_What to work on:_
Return, without pictures, the lines from the start of the data through the one that contains "const botXExp=[-3,-2,-1,0,1];".

_Collected material:_
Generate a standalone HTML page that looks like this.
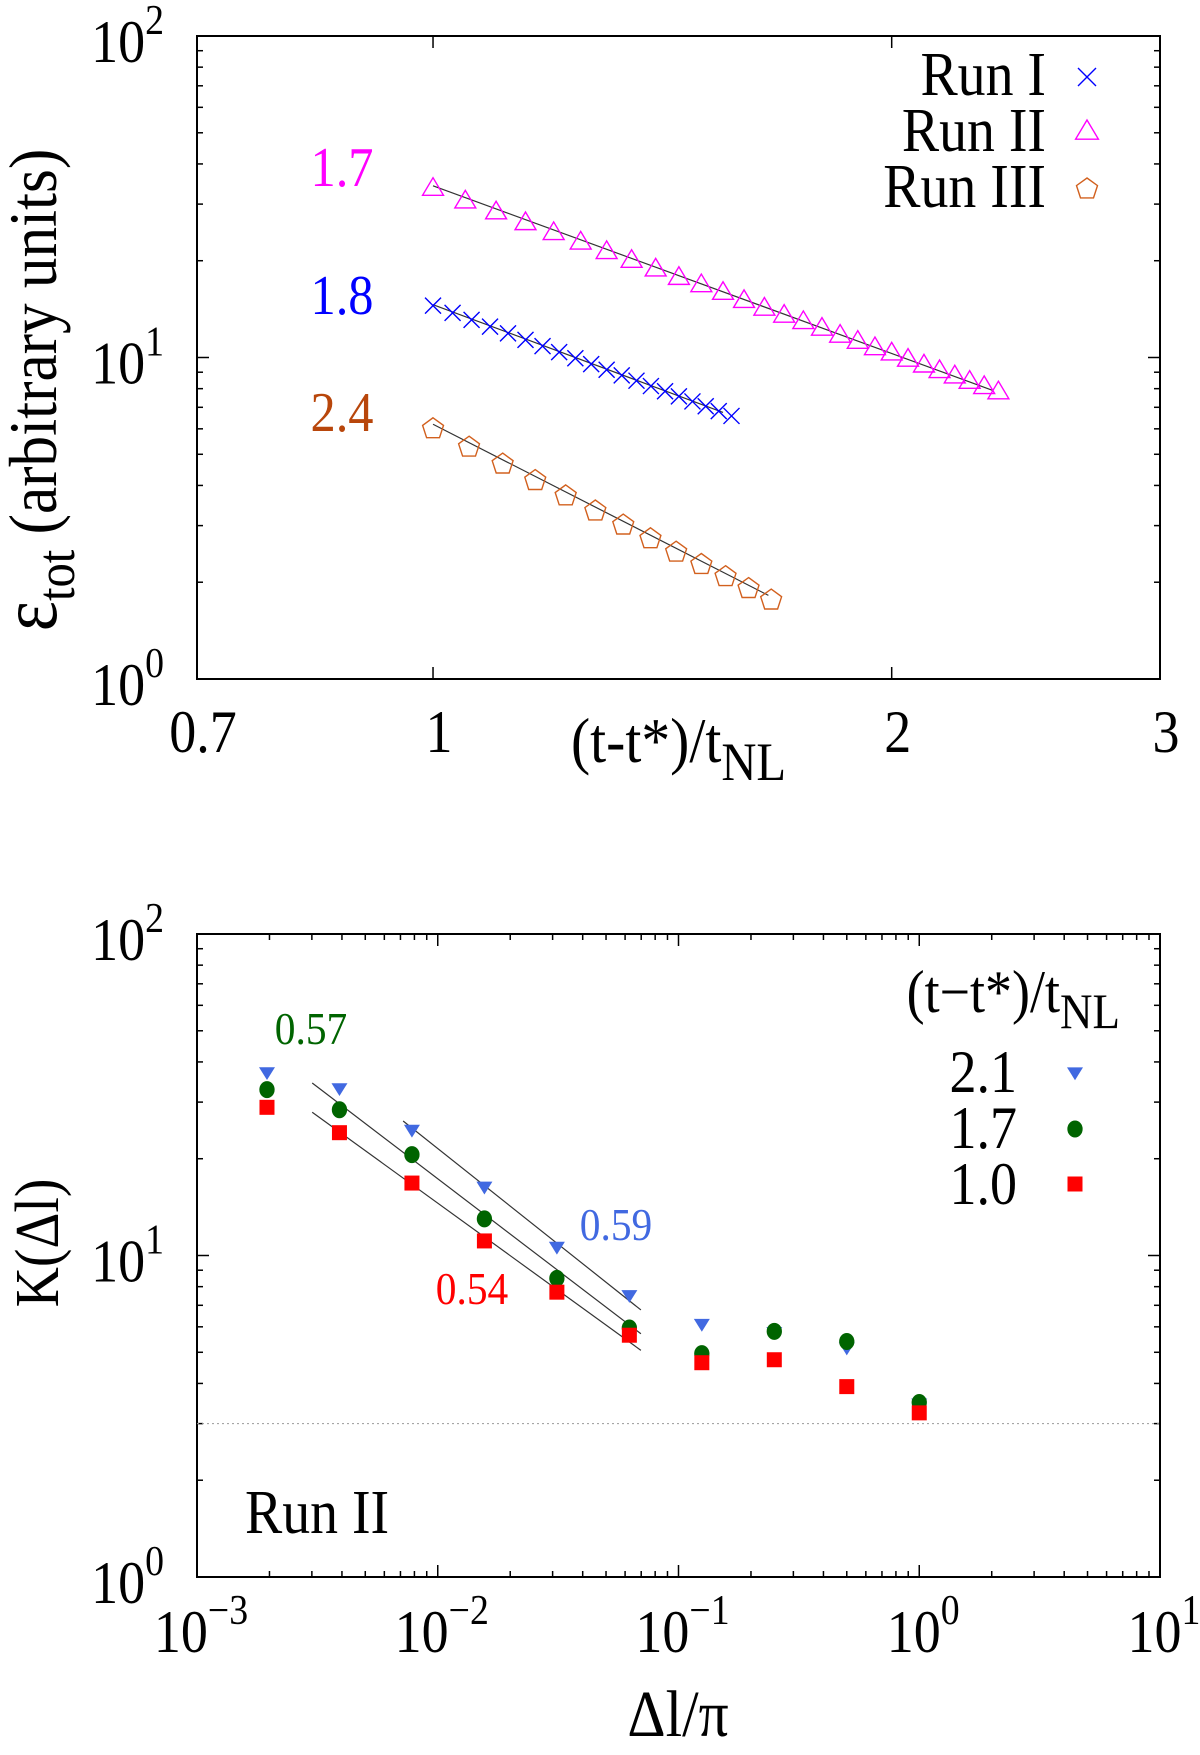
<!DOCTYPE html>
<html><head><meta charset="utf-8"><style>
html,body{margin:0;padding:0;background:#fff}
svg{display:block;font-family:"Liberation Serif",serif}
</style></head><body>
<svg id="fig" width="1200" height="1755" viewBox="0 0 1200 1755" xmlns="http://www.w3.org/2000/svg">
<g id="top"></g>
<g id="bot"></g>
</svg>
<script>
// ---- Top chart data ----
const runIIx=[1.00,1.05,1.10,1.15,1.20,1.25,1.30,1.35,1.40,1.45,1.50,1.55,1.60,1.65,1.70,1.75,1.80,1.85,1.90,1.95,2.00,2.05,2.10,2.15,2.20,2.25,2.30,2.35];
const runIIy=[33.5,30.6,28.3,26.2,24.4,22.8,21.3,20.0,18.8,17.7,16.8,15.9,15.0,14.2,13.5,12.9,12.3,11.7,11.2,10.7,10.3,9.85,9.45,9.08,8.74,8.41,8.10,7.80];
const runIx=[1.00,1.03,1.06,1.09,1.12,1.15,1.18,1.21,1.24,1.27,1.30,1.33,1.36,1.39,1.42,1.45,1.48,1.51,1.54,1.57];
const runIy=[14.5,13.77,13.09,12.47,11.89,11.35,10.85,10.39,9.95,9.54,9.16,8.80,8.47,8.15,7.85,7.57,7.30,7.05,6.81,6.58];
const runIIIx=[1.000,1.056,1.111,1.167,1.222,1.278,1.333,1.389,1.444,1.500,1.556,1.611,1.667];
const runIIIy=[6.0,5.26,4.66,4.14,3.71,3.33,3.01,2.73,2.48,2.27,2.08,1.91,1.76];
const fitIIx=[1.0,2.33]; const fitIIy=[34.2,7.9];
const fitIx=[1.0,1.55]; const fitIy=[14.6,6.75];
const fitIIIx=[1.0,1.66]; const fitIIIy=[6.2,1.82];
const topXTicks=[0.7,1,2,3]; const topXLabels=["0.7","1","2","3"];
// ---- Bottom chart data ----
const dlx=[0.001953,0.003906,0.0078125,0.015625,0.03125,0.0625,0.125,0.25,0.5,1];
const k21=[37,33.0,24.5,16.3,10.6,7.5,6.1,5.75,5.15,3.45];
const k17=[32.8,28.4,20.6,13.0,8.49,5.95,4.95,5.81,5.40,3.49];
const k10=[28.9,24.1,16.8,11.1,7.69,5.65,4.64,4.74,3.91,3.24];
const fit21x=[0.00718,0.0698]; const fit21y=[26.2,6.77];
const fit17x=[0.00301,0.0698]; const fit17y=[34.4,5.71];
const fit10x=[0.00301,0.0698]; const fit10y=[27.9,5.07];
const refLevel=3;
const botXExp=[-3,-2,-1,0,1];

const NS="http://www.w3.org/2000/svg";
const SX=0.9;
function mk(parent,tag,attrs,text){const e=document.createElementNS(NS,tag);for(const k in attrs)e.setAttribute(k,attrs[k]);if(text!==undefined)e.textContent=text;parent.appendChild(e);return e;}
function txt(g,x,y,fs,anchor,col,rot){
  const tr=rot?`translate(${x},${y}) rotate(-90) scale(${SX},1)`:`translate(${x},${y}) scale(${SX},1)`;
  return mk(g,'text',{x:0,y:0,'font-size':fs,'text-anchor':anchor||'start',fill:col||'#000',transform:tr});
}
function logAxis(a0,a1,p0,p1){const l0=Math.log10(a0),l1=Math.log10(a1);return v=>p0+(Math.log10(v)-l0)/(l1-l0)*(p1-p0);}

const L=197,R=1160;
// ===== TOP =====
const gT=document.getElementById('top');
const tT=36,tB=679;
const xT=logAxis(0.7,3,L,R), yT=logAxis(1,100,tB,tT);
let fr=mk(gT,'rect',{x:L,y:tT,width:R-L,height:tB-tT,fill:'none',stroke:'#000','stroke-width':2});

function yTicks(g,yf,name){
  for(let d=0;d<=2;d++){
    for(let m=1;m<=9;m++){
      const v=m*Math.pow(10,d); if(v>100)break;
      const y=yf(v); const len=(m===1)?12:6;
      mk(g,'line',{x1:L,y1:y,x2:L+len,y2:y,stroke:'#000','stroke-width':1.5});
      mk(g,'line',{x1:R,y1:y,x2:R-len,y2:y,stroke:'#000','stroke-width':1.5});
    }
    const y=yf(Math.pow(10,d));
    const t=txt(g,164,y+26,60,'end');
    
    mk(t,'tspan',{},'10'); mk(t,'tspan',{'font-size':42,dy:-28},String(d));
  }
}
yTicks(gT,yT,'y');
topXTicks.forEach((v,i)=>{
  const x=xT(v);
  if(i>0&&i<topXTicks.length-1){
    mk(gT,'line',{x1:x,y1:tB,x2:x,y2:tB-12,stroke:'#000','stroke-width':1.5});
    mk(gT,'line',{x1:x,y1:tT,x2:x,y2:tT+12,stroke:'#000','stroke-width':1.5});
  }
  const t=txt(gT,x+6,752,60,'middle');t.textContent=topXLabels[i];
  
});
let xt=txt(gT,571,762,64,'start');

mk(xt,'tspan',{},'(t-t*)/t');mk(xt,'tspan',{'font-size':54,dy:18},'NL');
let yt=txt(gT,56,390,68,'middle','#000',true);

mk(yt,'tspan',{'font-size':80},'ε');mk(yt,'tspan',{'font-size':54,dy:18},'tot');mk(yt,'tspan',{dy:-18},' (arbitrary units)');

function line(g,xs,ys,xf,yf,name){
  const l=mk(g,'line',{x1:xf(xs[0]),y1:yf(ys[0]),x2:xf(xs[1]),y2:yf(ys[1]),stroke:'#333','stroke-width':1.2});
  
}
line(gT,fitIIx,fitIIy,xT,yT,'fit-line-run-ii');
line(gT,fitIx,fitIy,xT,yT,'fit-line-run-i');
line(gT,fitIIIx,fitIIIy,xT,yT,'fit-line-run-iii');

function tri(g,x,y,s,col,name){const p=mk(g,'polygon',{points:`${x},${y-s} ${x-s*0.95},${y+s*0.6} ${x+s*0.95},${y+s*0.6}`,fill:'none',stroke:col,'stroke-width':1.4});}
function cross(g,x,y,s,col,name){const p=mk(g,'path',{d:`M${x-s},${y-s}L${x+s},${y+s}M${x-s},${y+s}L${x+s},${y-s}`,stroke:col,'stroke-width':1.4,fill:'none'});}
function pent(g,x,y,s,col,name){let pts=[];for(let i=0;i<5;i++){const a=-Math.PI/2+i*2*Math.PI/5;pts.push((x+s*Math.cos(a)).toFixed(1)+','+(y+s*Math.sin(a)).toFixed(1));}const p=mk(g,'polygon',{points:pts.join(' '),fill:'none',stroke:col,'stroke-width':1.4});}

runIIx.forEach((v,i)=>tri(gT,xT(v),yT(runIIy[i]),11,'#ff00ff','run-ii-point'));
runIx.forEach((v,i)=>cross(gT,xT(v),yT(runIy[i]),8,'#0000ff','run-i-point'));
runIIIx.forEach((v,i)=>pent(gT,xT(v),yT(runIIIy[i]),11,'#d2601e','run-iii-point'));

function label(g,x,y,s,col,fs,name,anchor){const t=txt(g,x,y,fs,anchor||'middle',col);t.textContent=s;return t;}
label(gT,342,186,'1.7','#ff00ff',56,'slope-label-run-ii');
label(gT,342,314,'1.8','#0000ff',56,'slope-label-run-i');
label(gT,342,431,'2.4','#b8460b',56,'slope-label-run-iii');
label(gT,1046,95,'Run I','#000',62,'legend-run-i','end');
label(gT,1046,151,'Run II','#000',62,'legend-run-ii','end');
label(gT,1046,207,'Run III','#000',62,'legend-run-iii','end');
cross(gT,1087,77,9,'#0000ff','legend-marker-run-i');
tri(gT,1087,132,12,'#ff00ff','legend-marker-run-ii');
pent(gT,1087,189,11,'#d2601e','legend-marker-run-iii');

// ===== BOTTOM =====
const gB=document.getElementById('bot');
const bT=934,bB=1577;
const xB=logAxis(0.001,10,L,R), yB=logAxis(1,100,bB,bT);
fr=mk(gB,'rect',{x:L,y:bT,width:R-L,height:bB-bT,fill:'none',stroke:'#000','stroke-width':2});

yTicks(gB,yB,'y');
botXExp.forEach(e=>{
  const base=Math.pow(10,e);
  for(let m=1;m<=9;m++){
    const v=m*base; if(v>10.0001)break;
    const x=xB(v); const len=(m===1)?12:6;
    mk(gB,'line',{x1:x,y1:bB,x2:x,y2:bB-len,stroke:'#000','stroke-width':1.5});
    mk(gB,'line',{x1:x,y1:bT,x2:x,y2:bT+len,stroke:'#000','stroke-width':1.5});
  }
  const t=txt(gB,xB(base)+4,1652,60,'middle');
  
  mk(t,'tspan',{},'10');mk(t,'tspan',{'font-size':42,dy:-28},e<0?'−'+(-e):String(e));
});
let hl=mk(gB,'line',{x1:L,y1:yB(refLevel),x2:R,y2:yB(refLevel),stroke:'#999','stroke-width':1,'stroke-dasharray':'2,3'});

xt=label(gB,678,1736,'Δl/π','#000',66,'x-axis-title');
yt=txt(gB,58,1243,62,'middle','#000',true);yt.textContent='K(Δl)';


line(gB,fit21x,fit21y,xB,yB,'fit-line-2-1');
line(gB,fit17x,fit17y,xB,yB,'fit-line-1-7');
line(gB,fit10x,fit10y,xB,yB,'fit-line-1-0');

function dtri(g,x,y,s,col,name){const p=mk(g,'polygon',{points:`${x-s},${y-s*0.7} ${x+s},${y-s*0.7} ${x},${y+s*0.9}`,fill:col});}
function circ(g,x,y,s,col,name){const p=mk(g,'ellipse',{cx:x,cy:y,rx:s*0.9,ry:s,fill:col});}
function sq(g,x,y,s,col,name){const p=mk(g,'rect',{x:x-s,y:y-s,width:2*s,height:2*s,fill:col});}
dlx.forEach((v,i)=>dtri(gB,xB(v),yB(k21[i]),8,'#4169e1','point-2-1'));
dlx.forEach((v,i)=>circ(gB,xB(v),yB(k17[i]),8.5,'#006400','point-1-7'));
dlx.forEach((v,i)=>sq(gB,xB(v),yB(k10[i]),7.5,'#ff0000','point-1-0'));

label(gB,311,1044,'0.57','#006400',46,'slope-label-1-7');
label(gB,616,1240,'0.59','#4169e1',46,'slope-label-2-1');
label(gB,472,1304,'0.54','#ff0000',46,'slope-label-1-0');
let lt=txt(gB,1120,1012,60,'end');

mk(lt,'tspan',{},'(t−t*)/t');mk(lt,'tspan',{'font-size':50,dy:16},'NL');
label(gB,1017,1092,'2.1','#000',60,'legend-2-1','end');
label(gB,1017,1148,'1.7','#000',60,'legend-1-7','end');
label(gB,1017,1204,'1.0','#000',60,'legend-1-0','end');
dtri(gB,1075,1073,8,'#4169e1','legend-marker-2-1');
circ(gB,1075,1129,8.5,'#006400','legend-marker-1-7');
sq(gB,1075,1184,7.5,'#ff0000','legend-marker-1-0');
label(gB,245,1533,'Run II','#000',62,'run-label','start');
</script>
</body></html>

_Exercise response:_
Generate a standalone HTML page that looks like this.
<!DOCTYPE html>
<html><head><meta charset="utf-8"><style>
html,body{margin:0;padding:0;background:#fff}
svg{display:block;font-family:"Liberation Serif",serif}
</style></head><body>
<svg id="fig" width="1200" height="1755" viewBox="0 0 1200 1755" xmlns="http://www.w3.org/2000/svg">
<g id="top"></g>
<g id="bot"></g>
</svg>
<script>
// ---- Top chart data ----
const runIIx=[1.00,1.05,1.10,1.15,1.20,1.25,1.30,1.35,1.40,1.45,1.50,1.55,1.60,1.65,1.70,1.75,1.80,1.85,1.90,1.95,2.00,2.05,2.10,2.15,2.20,2.25,2.30,2.35];
const runIIy=[33.5,30.6,28.3,26.2,24.4,22.8,21.3,20.0,18.8,17.7,16.8,15.9,15.0,14.2,13.5,12.9,12.3,11.7,11.2,10.7,10.3,9.85,9.45,9.08,8.74,8.41,8.10,7.80];
const runIx=[1.00,1.03,1.06,1.09,1.12,1.15,1.18,1.21,1.24,1.27,1.30,1.33,1.36,1.39,1.42,1.45,1.48,1.51,1.54,1.57];
const runIy=[14.5,13.77,13.09,12.47,11.89,11.35,10.85,10.39,9.95,9.54,9.16,8.80,8.47,8.15,7.85,7.57,7.30,7.05,6.81,6.58];
const runIIIx=[1.000,1.056,1.111,1.167,1.222,1.278,1.333,1.389,1.444,1.500,1.556,1.611,1.667];
const runIIIy=[6.0,5.26,4.66,4.14,3.71,3.33,3.01,2.73,2.48,2.27,2.08,1.91,1.76];
const fitIIx=[1.0,2.33]; const fitIIy=[34.2,7.9];
const fitIx=[1.0,1.55]; const fitIy=[14.6,6.75];
const fitIIIx=[1.0,1.66]; const fitIIIy=[6.2,1.82];
const topXTicks=[0.7,1,2,3]; const topXLabels=["0.7","1","2","3"];
// ---- Bottom chart data ----
const dlx=[0.001953,0.003906,0.0078125,0.015625,0.03125,0.0625,0.125,0.25,0.5,1];
const k21=[37,33.0,24.5,16.3,10.6,7.5,6.1,5.75,5.15,3.45];
const k17=[32.8,28.4,20.6,13.0,8.49,5.95,4.95,5.81,5.40,3.49];
const k10=[28.9,24.1,16.8,11.1,7.69,5.65,4.64,4.74,3.91,3.24];
const fit21x=[0.00718,0.0698]; const fit21y=[26.2,6.77];
const fit17x=[0.00301,0.0698]; const fit17y=[34.4,5.71];
const fit10x=[0.00301,0.0698]; const fit10y=[27.9,5.07];
const refLevel=3;
const botXExp=[-3,-2,-1,0,1];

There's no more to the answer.